**The input**

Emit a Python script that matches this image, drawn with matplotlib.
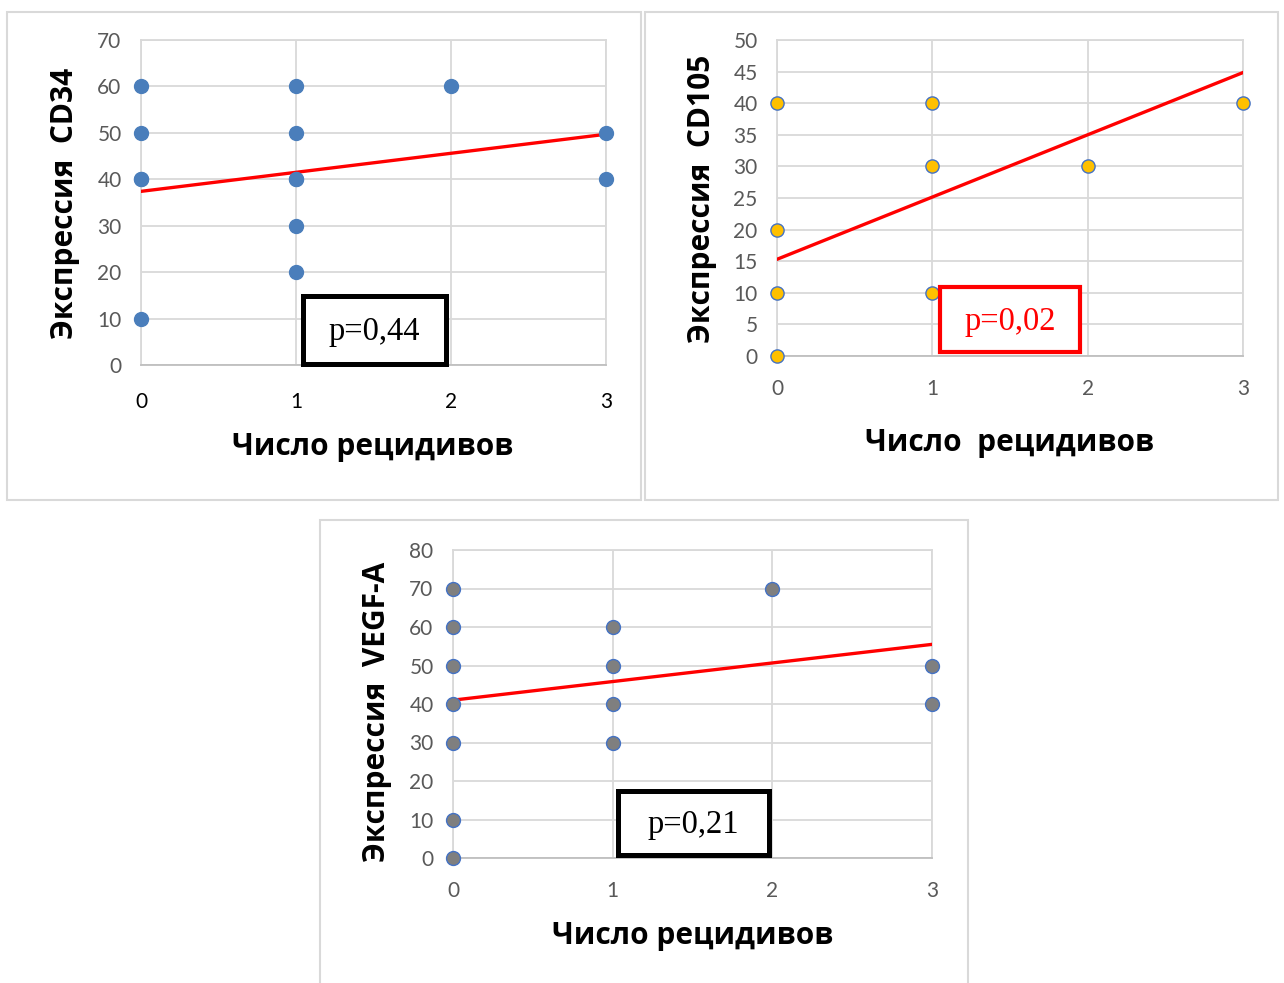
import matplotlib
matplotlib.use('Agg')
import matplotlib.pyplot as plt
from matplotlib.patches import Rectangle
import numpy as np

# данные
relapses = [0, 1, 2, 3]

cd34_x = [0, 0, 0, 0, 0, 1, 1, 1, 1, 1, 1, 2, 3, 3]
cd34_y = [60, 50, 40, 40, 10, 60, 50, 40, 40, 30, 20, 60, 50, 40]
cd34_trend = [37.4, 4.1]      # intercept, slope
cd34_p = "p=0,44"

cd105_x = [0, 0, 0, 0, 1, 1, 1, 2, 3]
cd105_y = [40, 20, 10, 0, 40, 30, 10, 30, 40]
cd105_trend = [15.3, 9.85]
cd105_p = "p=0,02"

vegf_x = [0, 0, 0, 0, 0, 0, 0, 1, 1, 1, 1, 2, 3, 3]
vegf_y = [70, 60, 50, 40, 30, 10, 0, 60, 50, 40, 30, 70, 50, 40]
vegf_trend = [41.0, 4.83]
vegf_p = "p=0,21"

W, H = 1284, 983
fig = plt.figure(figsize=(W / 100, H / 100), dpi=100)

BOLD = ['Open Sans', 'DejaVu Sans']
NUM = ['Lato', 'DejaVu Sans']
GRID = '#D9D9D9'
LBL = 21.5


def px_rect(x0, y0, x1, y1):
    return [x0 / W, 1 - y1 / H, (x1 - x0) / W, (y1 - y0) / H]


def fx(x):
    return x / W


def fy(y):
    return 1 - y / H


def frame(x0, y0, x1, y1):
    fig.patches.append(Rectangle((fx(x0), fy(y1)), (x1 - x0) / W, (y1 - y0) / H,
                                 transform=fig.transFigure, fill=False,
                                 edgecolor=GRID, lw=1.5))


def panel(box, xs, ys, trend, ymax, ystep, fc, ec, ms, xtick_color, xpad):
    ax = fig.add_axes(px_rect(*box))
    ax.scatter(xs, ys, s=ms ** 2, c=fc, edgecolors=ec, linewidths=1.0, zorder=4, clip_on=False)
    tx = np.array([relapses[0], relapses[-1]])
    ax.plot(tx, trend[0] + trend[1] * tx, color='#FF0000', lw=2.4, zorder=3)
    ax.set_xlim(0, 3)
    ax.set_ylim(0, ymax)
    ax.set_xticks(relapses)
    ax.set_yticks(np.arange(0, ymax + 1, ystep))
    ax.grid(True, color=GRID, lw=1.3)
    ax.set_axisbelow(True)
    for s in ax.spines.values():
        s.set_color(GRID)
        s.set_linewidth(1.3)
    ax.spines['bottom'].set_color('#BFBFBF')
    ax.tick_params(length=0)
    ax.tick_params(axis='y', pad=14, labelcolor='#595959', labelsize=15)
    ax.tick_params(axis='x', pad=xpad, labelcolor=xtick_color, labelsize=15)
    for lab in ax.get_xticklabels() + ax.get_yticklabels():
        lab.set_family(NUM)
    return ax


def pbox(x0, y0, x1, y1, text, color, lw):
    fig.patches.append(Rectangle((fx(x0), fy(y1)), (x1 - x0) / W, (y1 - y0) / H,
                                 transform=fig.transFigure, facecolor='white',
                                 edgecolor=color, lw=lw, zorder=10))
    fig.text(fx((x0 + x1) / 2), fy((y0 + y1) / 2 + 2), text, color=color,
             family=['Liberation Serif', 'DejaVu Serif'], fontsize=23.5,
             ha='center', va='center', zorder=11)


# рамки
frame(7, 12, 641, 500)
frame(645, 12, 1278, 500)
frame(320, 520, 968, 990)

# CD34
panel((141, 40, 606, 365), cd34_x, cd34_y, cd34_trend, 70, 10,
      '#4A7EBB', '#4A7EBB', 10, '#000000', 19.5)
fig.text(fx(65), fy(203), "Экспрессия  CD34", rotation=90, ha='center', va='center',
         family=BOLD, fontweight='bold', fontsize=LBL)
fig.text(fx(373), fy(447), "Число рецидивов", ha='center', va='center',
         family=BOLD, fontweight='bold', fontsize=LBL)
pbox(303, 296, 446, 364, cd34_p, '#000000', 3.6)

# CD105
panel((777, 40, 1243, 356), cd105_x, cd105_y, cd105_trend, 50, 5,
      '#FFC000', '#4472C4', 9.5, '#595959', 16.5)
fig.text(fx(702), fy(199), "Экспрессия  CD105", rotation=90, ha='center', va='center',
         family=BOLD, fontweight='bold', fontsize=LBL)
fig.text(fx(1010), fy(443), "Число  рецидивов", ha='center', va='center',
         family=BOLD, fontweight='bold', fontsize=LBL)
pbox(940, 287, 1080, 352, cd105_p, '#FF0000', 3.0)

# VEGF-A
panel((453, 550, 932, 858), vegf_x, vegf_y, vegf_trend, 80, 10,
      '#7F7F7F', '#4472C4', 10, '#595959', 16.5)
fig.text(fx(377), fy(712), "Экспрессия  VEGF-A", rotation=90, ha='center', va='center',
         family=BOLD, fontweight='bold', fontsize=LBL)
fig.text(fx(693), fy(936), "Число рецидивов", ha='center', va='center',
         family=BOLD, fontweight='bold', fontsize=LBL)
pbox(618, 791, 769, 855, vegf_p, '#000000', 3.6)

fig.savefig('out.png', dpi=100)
--
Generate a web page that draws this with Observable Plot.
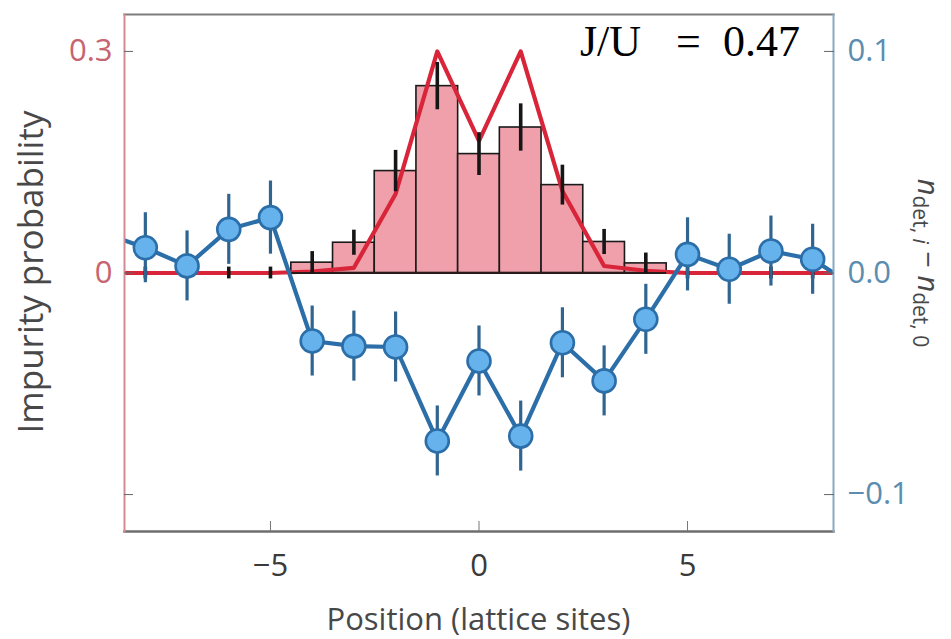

**Job**
Start at the line that contains "Emit a Python", stop at the line that contains "relapses = [0, 1, 2, 3]", and reproduce each line in that stretch exactly. Pictures are excluded.

**Response to this exercise**
Emit a Python script that matches this image, drawn with matplotlib.
import matplotlib
matplotlib.use('Agg')
import matplotlib.pyplot as plt
from matplotlib.patches import Rectangle
import numpy as np

# данные
relapses = [0, 1, 2, 3]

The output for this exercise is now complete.